Stress Contributes to Increased Consumption of High Fat, High Calorie Foods, Says Award-Winning Penn Research
PHILADELPHIA -– Two veterinary researchers from the University of Pennsylvania have been awarded the 2008 Ziskind-Somerfeld Research Award given for the top science paper of the year.
The paper, “Decreases in Dietary Preference Produce Increased Emotionality and Risk for Dietary Relapse,” demonstrated that stress contributes to increased consumption of food high in fat and carbohydrates and could possibly increase the risk of obesity. The study, appearing originally in the Journal of Biological Psychiatry, compared the physiologic, behavioral, biochemical and molecular changes that occur after chronic exposure — and then withdrawal — from diets high in either fat or carbohydrates and examined how these alterations may contribute to continued patterns of unhealthy eating.
The research team used mice genetically engineered to be more sensitive to stress and provided them with high fat and high carbohydrate meals for an hour per day, allowing them to eat as much as they wanted. After four days, researchers began exposing the mice to chronic and variable stressors, mild and unpredictable in nature, like the stresses encountered by humans in everyday life.

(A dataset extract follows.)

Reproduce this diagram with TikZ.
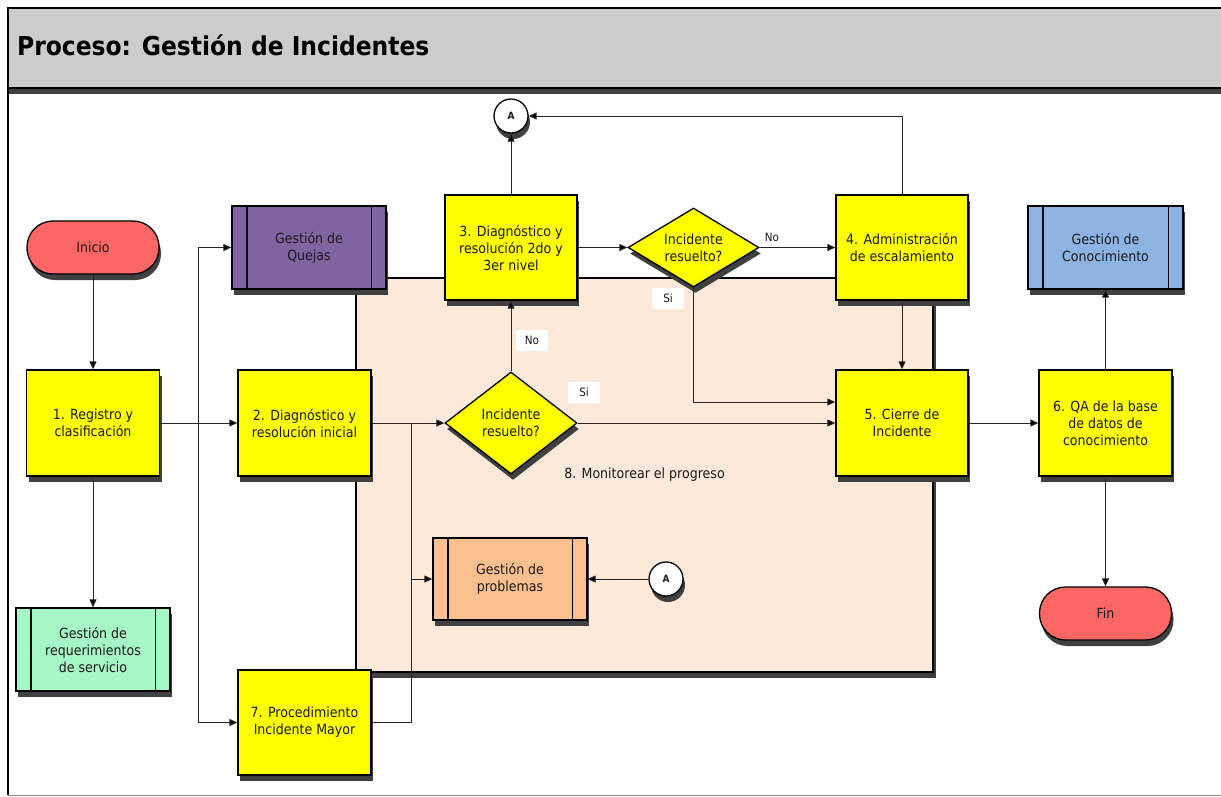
\documentclass[tikz,border=0pt]{standalone}
\usepackage{fontspec}
\setmainfont{DejaVu Sans}[FakeStretch=0.9]
\usetikzlibrary{shapes.geometric,shadows,arrows.meta,calc}

\definecolor{titlegray}{HTML}{CCCCCC}
\definecolor{shadowc}{HTML}{404040}
\definecolor{yel}{HTML}{FFFF00}
\definecolor{termred}{HTML}{FF6666}
\definecolor{purp}{HTML}{8064A2}
\definecolor{mint}{HTML}{A6F7C6}
\definecolor{kblue}{HTML}{8DB3E2}
\definecolor{porange}{HTML}{FAC090}
\definecolor{peach}{HTML}{FDE9D9}
\definecolor{textc}{HTML}{1A1A1A}

\newcommand\bodyfont{\fontsize{14}{17}\selectfont}
\newcommand\titlefont{\fontsize{26}{30}\selectfont\bfseries}
\newcommand\smallfont{\fontsize{11.5}{13}\selectfont}

\begin{document}
\begin{tikzpicture}[x=1pt,y=-1pt,
  shade/.style={drop shadow={shadow xshift=2pt,shadow yshift=-6pt,fill=shadowc,opacity=1}},
  base/.style={draw=black,line width=1.3pt,inner sep=0pt,align=center,
    font=\bodyfont,text=textc,shade},
  task/.style={base,rectangle,fill=yel,minimum width=133pt,minimum height=106pt},
  subproc/.style={base,rectangle,fill=#1,minimum width=154pt,minimum height=83pt},
  term/.style={base,rectangle,rounded corners=26pt,fill=termred,
    minimum width=132pt,minimum height=53pt},
  decision/.style={base,diamond,fill=yel,aspect=1.4},
  conn/.style={draw=black!85,line width=1pt},
  arr/.style={conn,-{Triangle[length=8pt,width=7pt,fill=black]}},
  offpage/.style={base,circle,fill=white,minimum size=34pt,
    font=\fontsize{10}{12}\selectfont\bfseries},
  lbl/.style={fill=white,inner sep=0pt,minimum width=32pt,minimum height=21pt,
    font=\smallfont,text=textc}]

\useasboundingbox (0,0) rectangle (1221,796);
\fill[white] (0,0) rectangle (1221,796);

% page frame and title bar
\fill[titlegray] (8,8) rectangle (1224,88);
\fill[shadowc] (8,88) rectangle (1224,94);
\draw[line width=1.3pt] (1224,8) -- (8,8) -- (8,795);
\draw[line width=1.5pt] (8,88) -- (1224,88);
\draw[black!45,line width=1pt] (8,795) -- (1224,795);
\node[anchor=base west,font=\titlefont,inner sep=0pt] (title) at (17,55)
  {Proceso: Gestión de Incidentes};

% monitoring area
\node[draw=black,line width=1.3pt,fill=peach,inner sep=0pt,
  minimum width=577pt,minimum height=394pt,font=\bodyfont,text=textc,
  drop shadow={shadow xshift=3pt,shadow yshift=-6pt,fill=shadowc,opacity=1}]
  (mon) at (644.5,475) {8. Monitorear el progreso};

% process nodes
\node[term] (ini) at (93,247.5) {Inicio};
\node[task] (n1) at (93,423) {1. Registro y\\clasificación};
\node[subproc=mint] (req) at (93,649.5) {Gestión de\\requerimientos\\de servicio};
\node[task] (n2) at (304.5,423) {2. Diagnóstico y\\resolución inicial};
\node[subproc=purp] (quejas) at (309,247.5) {Gestión de\\Quejas};
\node[task,minimum width=132pt,minimum height=105pt] (n3) at (511,247.5)
  {3. Diagnóstico y\\resolución 2do y\\3er nivel};
\node[decision,minimum width=132pt,minimum height=102pt] (dlow) at (511,423)
  {Incidente\\resuelto?};
\node[decision,aspect=1.66,minimum width=131pt,minimum height=79pt] (dup) at (693.5,247.5)
  {Incidente\\resuelto?};
\node[task,minimum width=132pt,minimum height=105pt] (n4) at (902,247.5)
  {4. Administración\\de escalamiento};
\node[task,minimum width=132pt] (n5) at (902,423)
  {5. Cierre de\\Incidente};
\node[task] (n6) at (1105.5,423) {6. QA de la base\\de datos de\\conocimiento};
\node[subproc=kblue,minimum width=155pt] (know) at (1105.5,247.5) {Gestión de\\Conocimiento};
\node[term] (fin) at (1105.5,613.5) {Fin};
\node[subproc=porange,minimum height=82pt] (prob) at (510,579) {Gestión de\\problemas};
\node[task,minimum height=105pt] (n7) at (304.5,722.5) {7. Procedimiento\\Incidente Mayor};
\node[offpage] (aTop) at (511,116) {A};
\node[offpage] (aBot) at (666,579) {A};

% side bars of the subprocess boxes
\foreach \n in {req,quejas,know,prob}
  \draw[line width=1.3pt]
    ([xshift=15.5pt]\n.north west) -- ([xshift=15.5pt]\n.south west)
    ([xshift=-15.5pt]\n.north east) -- ([xshift=-15.5pt]\n.south east);

% connectors
\coordinate (sp1) at (198,423);
\coordinate (sp2) at (411,423);
\draw[arr] (ini) -- (n1);
\draw[arr] (n1) -- (req);
\draw[arr] (n1) -- (n2);
\draw[arr] (sp1) |- (quejas.west);
\draw[arr] (sp1) |- (n7.west);
\draw[arr] (n2) -- (dlow);
\draw[conn] (sp2) |- (n7.east);
\draw[arr] (sp2 |- prob.west) -- (prob.west);
\draw[arr] (dlow) -- (n5);
\draw[arr] (dlow) -- (n3);
\draw[arr] (n3) -- (dup);
\draw[arr] (dup) -- (n4);
\draw[arr] (dup.south) |- ([yshift=21pt]n5.west);
\draw[arr] (n4) -- (n5);
\draw[arr] (n4.north) |- (aTop.east);
\draw[arr] (n3) -- (aTop);
\draw[arr] (aBot) -- (prob);
\draw[arr] (n5) -- (n6);
\draw[arr] (n6) -- (know);
\draw[arr] (n6) -- (fin);

% branch labels
\node[lbl] (lNo1) at (532,340) {No};
\node[lbl] (lSi1) at (584,392.5) {Si};
\node[lbl] (lSi2) at (668,298.5) {Si};
\node[font=\smallfont,text=textc,inner sep=0pt] (lNo2) at (772,237) {No};
\end{tikzpicture}
\end{document}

Researchers Sarah L. Teegarden and Tracy L. Bale of Penn’s School of Veterinary Medicine then observed the behavioral, physiological and biochemical changes that occurred, revealing significant changes in arousal, anxiety-like behaviors and chemical and molecular responses to stress, including the expression of reward-related signaling molecules in response to withdrawal from the highly preferred high-fat diet. It is these biochemical changes that are believed to contribute to the drive for dietary relapse.
“Because stress appears to contribute to the desire and consumption of high-calorie foods, then an important step toward improved public health is finding and treating those people who are most susceptible to stress-induced eating,” said Tracy Bale, assistant professor of neuroscience in Penn Vet, said.
The team checked the mice for signs of stress by observing their behavior — often how anxious or vigilant they appeared — as well as the presence of stress hormones and molecular markers. The findings supported existing evidence that linked stress with overeating and weight gain and showed that individual differences in the response to stress may be an important factor in stress-induced overeating.
“Our study now adds to a growing body of literature, suggesting not only that there are differences in dietary preferences during stress but that stress produced from dietary withdrawal does indeed drive behaviors to seek out and to consume more calories in the form of palatable foods,” said Teegarden, a Penn Vet doctoral candidate, said.
According to the American Obesity Association, more than 127 million American adults are overweight or obese, and the success rate for treating this behavior without drugs is only 5 percent. Despite the known consequences of obesity, behavioral noncompliance remains high, supporting the powerful rewarding properties of such foods.
“Evolutionary forces, it seems, are not very concerned with our weight, only our survival,” Bale said. “Evolution is not concerned with being overweight but with famine. Our bodies are wired to respond to highly caloric foods. Even at the molecular level, there are parts of the brain that respond to high-fat foods.”
On the basis of these studies, the team surmised that obesity may be a disease with some addiction-like properties. As such, consumption of preferred diets would lead to activation of brain reward pathways and a reduction in stress state. Therefore, dietary restriction, modeled here as a reduction in dietary preference, may produce increases in emotionality and stress state.
The study was supported by the University of Pennsylvania Diabetes Center, University of Pennsylvania Center for Molecular Studies in Digestive and Liver Disease and University Research Foundation.